Leaving the pictures out, print the lines from the first line of the listing through the line containing "rectangle (1304, 443);", exactly as they read, and no others.

Materials provided
========
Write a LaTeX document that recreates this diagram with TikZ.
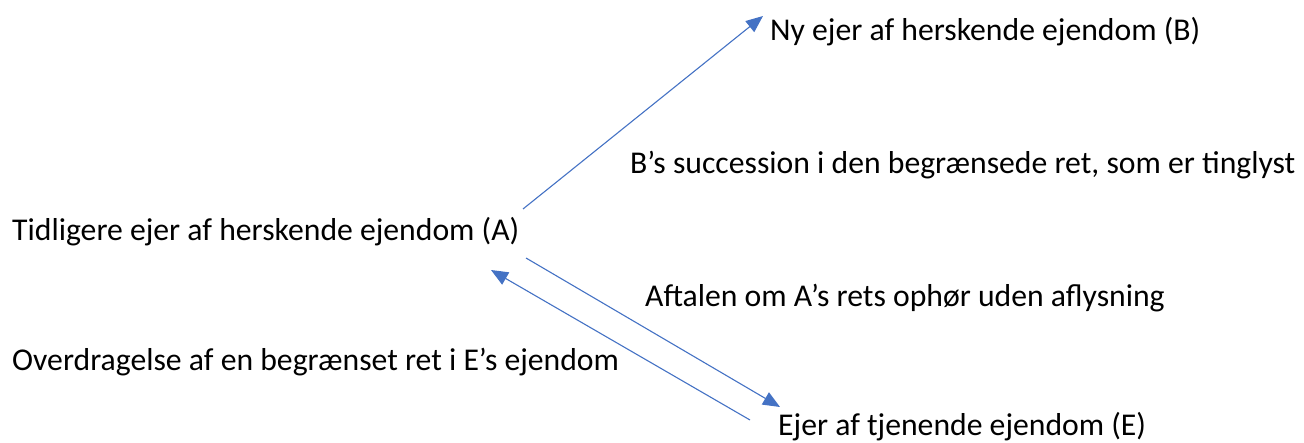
\documentclass[tikz,border=0pt]{standalone}
\usepackage{fontspec}
\setmainfont{Carlito}
\usetikzlibrary{arrows.meta}
\usetikzlibrary{positioning}
\definecolor{officeblue}{HTML}{4472C4}
\tikzset{pil/.style = {draw=officeblue, line width=1.1pt,
                       -{Triangle[length=17pt,width=14pt]}}}
\tikzset{txt/.style = {anchor=west, inner sep=0, font=\fontsize{31.7}{36}\selectfont}}

\begin{document}
\begin{tikzpicture}[x=1pt, y=-1pt]
      \useasboundingbox (0, 0) rectangle (1304, 443);

      \node [txt] (A) at (12, 232) {Tidligere ejer af herskende ejendom (A)};
      \node [txt] (B) at (770, 32) {Ny ejer af herskende ejendom (B)};
      \node [txt] (E) at (778, 427) {Ejer af tjenende ejendom (E)};

      \node [txt] (succ) at (630, 165) {B’s succession i den begrænsede ret, som er tinglyst};
      \node [txt] (aft) at (645, 298) {Aftalen om A’s rets ophør uden aflysning};
      \node [txt] (overd) at (12, 362) {Overdragelse af en begrænset ret i E’s ejendom};

      \coordinate (a1) at (523, 209);
      \coordinate (b1) at (763, 16);
      \coordinate (a2) at (526, 258);
      \coordinate (e2) at (780, 407);
      \coordinate (e3) at (750, 420);
      \coordinate (a3) at (491, 270);

      \draw [pil] (a1) -- (b1);
      \draw [pil] (a2) -- (e2);
      \draw [pil] (e3) -- (a3);
    \end{tikzpicture}
\end{document}
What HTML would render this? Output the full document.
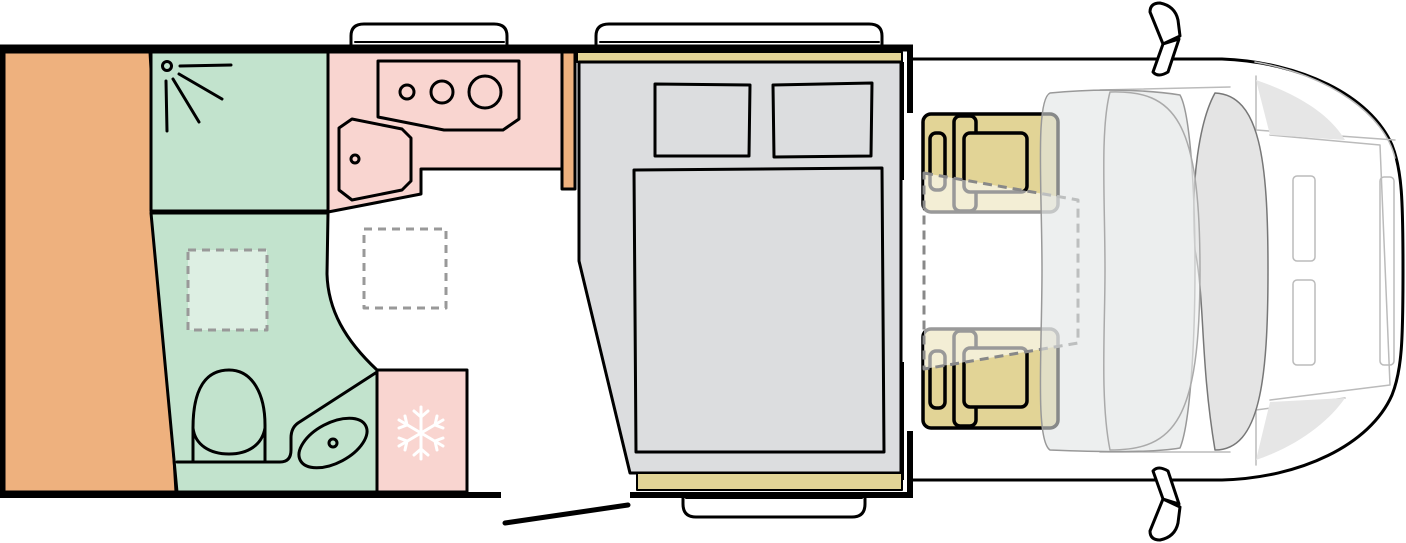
<!DOCTYPE html>
<html><head><meta charset="utf-8"><style>html,body{margin:0;padding:0;background:#fff}svg{display:block}</style></head>
<body>
<svg width="1406" height="543" viewBox="0 0 1406 543" xmlns="http://www.w3.org/2000/svg" stroke-linejoin="round" stroke-linecap="round">
<!-- cab outline -->
<path d="M913,59 L1222,59 C1300,62 1370,95 1392,145 C1402,170 1403,200 1403,270 C1403,340 1402,370 1392,395 C1370,445 1300,478 1222,480 L913,480" fill="#fff" stroke="#000" stroke-width="3"/>
<g fill="none" stroke="#bbb" stroke-width="1.5">
<path d="M1255,62 C1330,75 1385,115 1395,158"/>
<path d="M1256,76 L1256,130 L1395,140"/>
<path d="M1256,465 L1256,410 L1345,398"/>
<path d="M1270,135 L1380,145 L1390,385 L1270,400"/>
<rect x="1293" y="176" width="22" height="85" rx="4"/>
<rect x="1293" y="280" width="22" height="85" rx="4"/>
<rect x="1380" y="177" width="14" height="188" rx="4"/>
<path d="M1100,90 L1230,87 M1100,452 L1230,452"/>
</g>
<path d="M1256,80 C1300,95 1330,115 1345,140 L1270,135 Z" fill="#e6e6e6"/>
<path d="M1256,460 C1300,445 1330,420 1345,398 L1270,402 Z" fill="#e6e6e6"/>
<!-- windshield -->
<path d="M1215,93 C1260,95 1268,160 1268,270 C1268,380 1260,450 1215,450 C1200,360 1205,300 1195,250 C1190,180 1200,120 1215,93 Z" fill="#e4e4e4" stroke="#777" stroke-width="1.5"/>
<!-- seats -->
<g stroke="#000" stroke-width="3.5" fill="#e2d496">
<rect x="923" y="114" width="135" height="98" rx="8"/>
<rect x="930" y="133" width="15" height="57" rx="6"/>
<rect x="954" y="116" width="22" height="95" rx="6"/>
<rect x="964" y="133" width="63" height="59" rx="6"/>
<rect x="923" y="329" width="135" height="99" rx="8"/>
<rect x="930" y="351" width="15" height="57" rx="6"/>
<rect x="954" y="331" width="22" height="95" rx="6"/>
<rect x="964" y="348" width="63" height="59" rx="6"/>
</g>
<!-- dashed table area -->
<path d="M924,173 L1078,200 L1078,343 L924,369 Z" fill="rgba(255,255,255,0.6)" stroke="#888" stroke-width="3" stroke-dasharray="9,6" stroke-linecap="butt"/>
<!-- dashboard overlay -->
<path d="M1050,93 C1100,88 1150,90 1180,95 C1200,130 1200,400 1180,448 C1150,453 1100,452 1050,450 C1035,440 1042,350 1042,270 C1042,190 1035,100 1050,93 Z" fill="rgba(225,228,228,0.6)" stroke="#999" stroke-width="1.5"/>
<path d="M1110,92 C1175,90 1200,120 1200,270 C1200,420 1175,450 1110,450 C1100,400 1105,330 1105,270 C1105,200 1100,130 1110,92 Z" fill="rgba(235,237,237,0.6)" stroke="#aaa" stroke-width="1.5"/>
<!-- mirrors -->
<g fill="#fff" stroke="#000" stroke-width="3">
<path d="M1150,12 Q1150,3 1160,3 Q1175,6 1178,20 L1180,36 L1163,44 Z"/>
<path d="M1163,44 L1179,39 L1168,72 Q1158,78 1153,72 Z"/>
<path d="M1150,531 Q1150,540 1160,540 Q1175,537 1178,523 L1180,507 L1163,499 Z"/>
<path d="M1163,499 L1179,504 L1168,471 Q1158,465 1153,471 Z"/>
</g>
<!-- windows -->
<g fill="#fff" stroke="#000" stroke-width="3">
<path d="M351,46 L351,36 Q351,24 364,24 L494,24 Q507,24 507,36 L507,46"/>
<path d="M596,46 L596,36 Q596,24 609,24 L869,24 Q882,24 882,36 L882,46"/>
<path d="M683,494 L683,504 Q683,517 696,517 L852,517 Q865,517 865,504 L865,494"/>
</g>
<line x1="355" y1="42" x2="504" y2="42" stroke="#000" stroke-width="2"/>
<line x1="600" y1="42" x2="879" y2="42" stroke="#000" stroke-width="2"/>
<line x1="686" y1="498" x2="862" y2="498" stroke="#000" stroke-width="2"/>
<!-- orange -->
<path d="M4,52 L150,52 L176,492 L4,492 Z" fill="#eeb17e" stroke="#000" stroke-width="3"/>
<!-- shower -->
<rect x="151" y="52" width="177" height="159" fill="#c2e3cd" stroke="#000" stroke-width="3"/>
<g stroke="#000" stroke-width="3" fill="none">
<circle cx="167" cy="66" r="4.5"/>
<line x1="180" y1="66" x2="231" y2="65"/>
<line x1="179" y1="74" x2="222" y2="99"/>
<line x1="173" y1="79" x2="199" y2="122"/>
<line x1="166" y1="81" x2="167" y2="131"/>
</g>
<!-- bathroom -->
<path d="M151,213 L328,213 L327,274 C328,310 345,340 377,370 L377,492 L177,492 Z" fill="#c2e3cd" stroke="#000" stroke-width="3"/>
<rect x="188" y="250" width="79" height="80" fill="#ddefe3" stroke="#999" stroke-width="3" stroke-dasharray="8,6" stroke-linecap="butt"/>
<g stroke="#000" stroke-width="3" fill="none">
<path d="M193,461 L193,428 C193,390 205,370 229,370 C253,370 265,395 265,425 L265,461"/>
<path d="M193,428 C195,445 210,454 229,454 C248,454 262,445 265,428"/>
<path d="M177,462 L280,462 Q291,462 291,450 L291,438 Q291,428 298,423 L377,372"/>
<ellipse cx="333" cy="443" rx="37" ry="20" transform="rotate(-28 333 443)"/>
<circle cx="333" cy="443" r="4"/>
</g>
<!-- fridge -->
<rect x="377" y="370" width="90" height="122" fill="#f9d5d0" stroke="#000" stroke-width="3"/>
<g stroke="#fff" stroke-width="3" fill="none">
<line x1="421" y1="407" x2="421" y2="459"/>
<line x1="399" y1="420" x2="443" y2="446"/>
<line x1="399" y1="446" x2="443" y2="420"/>
<path d="M414,411 L421,417 L428,411 M414,455 L421,449 L428,455"/>
<path d="M399,428 L407,425 L405,416 M443,438 L435,441 L437,450"/>
<path d="M399,438 L407,441 L405,450 M443,428 L435,425 L437,416"/>
</g>
<!-- kitchen -->
<path d="M328,52 L562,52 L562,169 L421,169 L421,194 L328,212 Z" fill="#f9d5d0" stroke="#000" stroke-width="3"/>
<path d="M378,61 L519,61 L519,119 L503,130 L444,130 L378,117 Z" fill="#f9d5d0" stroke="#000" stroke-width="3"/>
<g stroke="#000" stroke-width="3" fill="none">
<circle cx="407" cy="92" r="7"/>
<circle cx="442" cy="92" r="11"/>
<circle cx="485" cy="92" r="16"/>
<path d="M352,119 L402,129 L411,138 L411,181 L402,190 L352,200 L339,190 L339,128 Z"/>
<circle cx="355" cy="159" r="4"/>
</g>
<rect x="562" y="52" width="13" height="137" fill="#eeb17e" stroke="#000" stroke-width="3"/>
<!-- floor dashed -->
<rect x="364" y="229" width="82" height="79" fill="none" stroke="#999" stroke-width="3" stroke-dasharray="8,6" stroke-linecap="butt"/>
<!-- bed -->
<rect x="577" y="52" width="325" height="10" fill="#e2d496" stroke="#000" stroke-width="2"/>
<path d="M579,62 L901,62 L901,473 L630,473 L579,261 Z" fill="#dcdddf" stroke="#000" stroke-width="3"/>
<rect x="637" y="473" width="265" height="17" fill="#e2d496" stroke="#000" stroke-width="2"/>
<g stroke="#000" stroke-width="3" fill="none">
<path d="M655,84 L750,85 L749,156 L655,156 Z"/>
<path d="M773,85 L872,83 L871,156 L774,157 Z"/>
<path d="M634,170 L882,168 L884,452 L636,452 Z"/>
</g>
<!-- walls -->
<g stroke="#000" fill="none" stroke-linecap="butt">
<line x1="0" y1="48" x2="913" y2="48" stroke-width="7"/>
<line x1="2" y1="45" x2="2" y2="498" stroke-width="5"/>
<line x1="0" y1="495" x2="501" y2="495" stroke-width="6"/>
<line x1="630" y1="495" x2="913" y2="495" stroke-width="6"/>
<line x1="910" y1="45" x2="910" y2="113" stroke-width="6"/>
<line x1="910" y1="431" x2="910" y2="498" stroke-width="6"/>
<line x1="903" y1="62" x2="903" y2="180" stroke-width="2"/>
<line x1="903" y1="362" x2="903" y2="480" stroke-width="2"/>
<line x1="505" y1="523" x2="628" y2="505" stroke-width="5" stroke-linecap="round"/>
</g>
</svg>
</body></html>
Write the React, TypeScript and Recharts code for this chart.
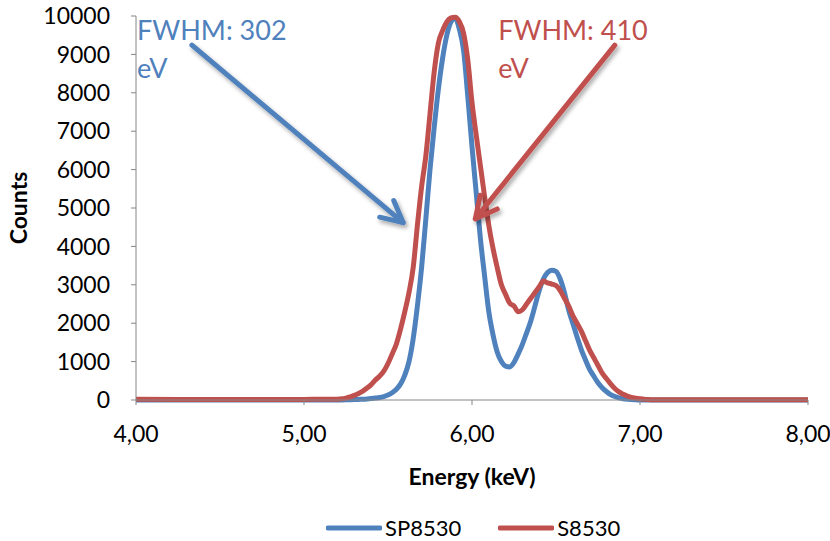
========
Exercise result
Write a LaTeX document that recreates this diagram with TikZ.
\documentclass[tikz,border=0pt]{standalone}
\usepackage{fontspec}
\setmainfont{Carlito}
\usetikzlibrary{arrows.meta}
\usetikzlibrary{positioning}
\definecolor{officeblue}{HTML}{4472C4}
\tikzset{pil/.style = {draw=officeblue, line width=1.1pt,
                       -{Triangle[length=17pt,width=14pt]}}}
\tikzset{txt/.style = {anchor=west, inner sep=0, font=\fontsize{31.7}{36}\selectfont}}

\begin{document}
\begin{tikzpicture}[x=1pt, y=-1pt]
      \useasboundingbox (0, 0) rectangle (1304, 443);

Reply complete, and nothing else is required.